'''

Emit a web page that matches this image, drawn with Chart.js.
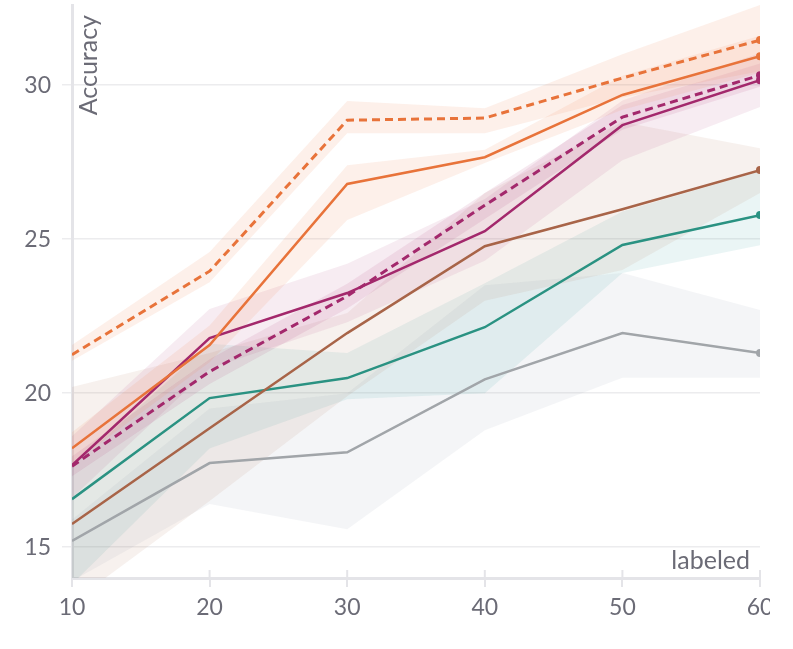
<!DOCTYPE html>
<html>
<head>
<meta charset="utf-8">
<script src="https://cdn.jsdelivr.net/npm/chart.js@4"></script>
<style>
  html, body { margin: 0; padding: 0; background: #fff; }
  #wrap { width: 770px; height: 649px; overflow: hidden; }
  #box { width: 793px; height: 649px; }
</style>
</head>
<body>
<div id="wrap"><div id="box"><canvas id="accChart"></canvas></div></div>
<script>
var labeled = [10, 20, 30, 40, 50, 60];
var yTicks = [15, 20, 25, 30];

// means
var orangeDash = [21.25, 23.96, 28.86, 28.93, 30.23, 31.46];
var orangeSolid = [18.21, 21.56, 26.79, 27.66, 29.68, 30.94];
var magentaSolid = [17.66, 21.79, 23.25, 25.26, 28.70, 30.16];
var magentaDash = [17.63, 20.70, 23.15, 26.10, 28.96, 30.32];
var brownSolid = [15.75, 18.86, 21.95, 24.77, 25.97, 27.24];
var tealSolid = [16.56, 19.84, 20.49, 22.14, 24.81, 25.78];
var graySolid = [15.20, 17.73, 18.08, 20.45, 21.95, 21.30];

// bands (lower / upper)
var orangeDashLo = [21.05, 23.60, 28.44, 28.44, 29.60, 30.45];
var orangeDashHi = [21.56, 24.58, 29.48, 29.25, 31.00, 32.60];
var orangeSolidLo = [17.70, 21.00, 25.62, 27.47, 29.20, 30.40];
var orangeSolidHi = [18.73, 22.20, 27.40, 27.90, 30.30, 31.60];
var magentaSolidLo = [16.60, 20.80, 22.30, 24.30, 27.56, 29.29];
var magentaSolidHi = [18.60, 22.73, 24.20, 26.30, 29.50, 31.04];
var magentaDashLo = [17.30, 20.30, 22.75, 25.65, 28.55, 29.95];
var magentaDashHi = [17.95, 21.10, 23.55, 26.50, 29.35, 30.70];
var brownLo = [13.20, 16.50, 19.90, 23.00, 24.00, 26.50];
var brownHi = [20.20, 21.30, 22.60, 26.50, 28.80, 27.95];
var tealLo = [13.80, 18.20, 19.80, 20.00, 23.90, 24.80];
var tealHi = [17.60, 21.60, 21.30, 23.57, 25.90, 27.20];
var grayLo = [13.90, 16.40, 15.58, 18.80, 20.50, 20.50];
var grayHi = [15.90, 19.50, 20.00, 23.50, 23.90, 22.70];

var tickColor = "#6b6b76";
var axisColor = "#e4e4e8";

function pts(arr) {
  return arr.map(function (v, i) { return { x: labeled[i], y: v }; });
}

function lastDot(ctx) {
  return ctx.dataIndex === labeled.length - 1 ? 4 : 0;
}

function line(data, color, dashed) {
  return {
    data: pts(data),
    borderColor: color,
    backgroundColor: color,
    borderWidth: dashed ? 3 : 2.5,
    borderDash: dashed ? [8, 5] : [],
    pointRadius: lastDot,
    pointHoverRadius: 0,
    pointBorderWidth: 0,
    fill: false,
    tension: 0,
  };
}

var datasets = [
  line(orangeDash, "#e8733a", true),
  line(orangeSolid, "#e8733a", false),
  line(magentaDash, "#a3286c", true),
  line(magentaSolid, "#a3286c", false),
  line(brownSolid, "#a86448", false),
  line(tealSolid, "#2a9282", false),
  line(graySolid, "#a1a5a9", false),
];

function band(lo, hi, fillColor) {
  var loIdx = datasets.length;
  datasets.push({
    data: pts(lo),
    borderWidth: 0,
    pointRadius: 0,
    fill: false,
  });
  datasets.push({
    data: pts(hi),
    borderWidth: 0,
    pointRadius: 0,
    backgroundColor: fillColor,
    fill: { target: loIdx },
  });
}

band(orangeDashLo, orangeDashHi, "rgba(240,140,90,0.13)");
band(orangeSolidLo, orangeSolidHi, "rgba(240,140,90,0.13)");
band(magentaDashLo, magentaDashHi, "rgba(163,40,108,0.10)");
band(magentaSolidLo, magentaSolidHi, "rgba(163,40,108,0.09)");
band(brownLo, brownHi, "rgba(175,120,90,0.10)");
band(tealLo, tealHi, "rgba(60,160,160,0.11)");
band(grayLo, grayHi, "rgba(150,160,178,0.10)");

var axisText = {
  id: "axisText",
  afterDraw: function (chart) {
    var c = chart.ctx;
    var area = chart.chartArea;
    var xs = chart.scales.x;
    c.save();
    // little tick marks poking up into the plot
    c.strokeStyle = axisColor;
    c.lineWidth = 2;
    labeled.slice(1).forEach(function (v) {
      var px = xs.getPixelForValue(v);
      c.beginPath();
      c.moveTo(px, area.bottom - 8);
      c.lineTo(px, area.bottom);
      c.stroke();
    });
    c.fillStyle = tickColor;
    c.font = "25px Lato";
    c.textAlign = "right";
    c.textBaseline = "bottom";
    c.fillText("labeled", area.right - 10, area.bottom - 5);
    c.translate(area.left + 17, area.top + 10);
    c.rotate(-Math.PI / 2);
    c.textAlign = "right";
    c.textBaseline = "middle";
    c.fillText("Accuracy", 0, 0);
    c.restore();
  },
};

var chartAcc = new Chart(document.getElementById("accChart"), {
  type: "line",
  data: { datasets: datasets },
  options: {
    responsive: true,
    maintainAspectRatio: false,
    animation: false,
    layout: { padding: { top: 5, right: 33, left: 0, bottom: 0 } },
    plugins: { legend: { display: false }, tooltip: { enabled: false } },
    scales: {
      x: {
        type: "linear",
        min: 10,
        max: 60,
        afterBuildTicks: function (s) {
          s.ticks = labeled.map(function (v) { return { value: v }; });
        },
        afterFit: function (s) { s.height = 71; },
        grid: {
          drawOnChartArea: false,
          drawTicks: true,
          tickLength: 9,
          color: axisColor,
          lineWidth: 2,
        },
        border: { color: axisColor, width: 3 },
        ticks: { color: tickColor, font: { family: "Lato", size: 23 }, padding: 7, maxRotation: 0 },
      },
      y: {
        type: "linear",
        min: 14,
        max: 32.6,
        afterBuildTicks: function (s) {
          s.ticks = yTicks.map(function (v) { return { value: v }; });
        },
        afterFit: function (s) {
          s.width = 72;
          s.paddingTop = 0;
          s.paddingBottom = 0;
        },
        grid: { color: "#ececee", lineWidth: 1.5, tickLength: 10 },
        border: { color: axisColor, width: 3 },
        ticks: { color: tickColor, font: { family: "Lato", size: 23 }, padding: 11 },
      },
    },
  },
  plugins: [axisText],
});
</script>
</body>
</html>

'''

§ **THE PROBLEM**: Up to and including the line containing "var yTicks = [15, 20, 25, 30];", repeat every line from the start of the data, but none of the pictures.

§ **TASK SOLUTION**:
Emit a web page that matches this image, drawn with Chart.js.
<!DOCTYPE html>
<html>
<head>
<meta charset="utf-8">
<script src="https://cdn.jsdelivr.net/npm/chart.js@4"></script>
<style>
  html, body { margin: 0; padding: 0; background: #fff; }
  #wrap { width: 770px; height: 649px; overflow: hidden; }
  #box { width: 793px; height: 649px; }
</style>
</head>
<body>
<div id="wrap"><div id="box"><canvas id="accChart"></canvas></div></div>
<script>
var labeled = [10, 20, 30, 40, 50, 60];
var yTicks = [15, 20, 25, 30];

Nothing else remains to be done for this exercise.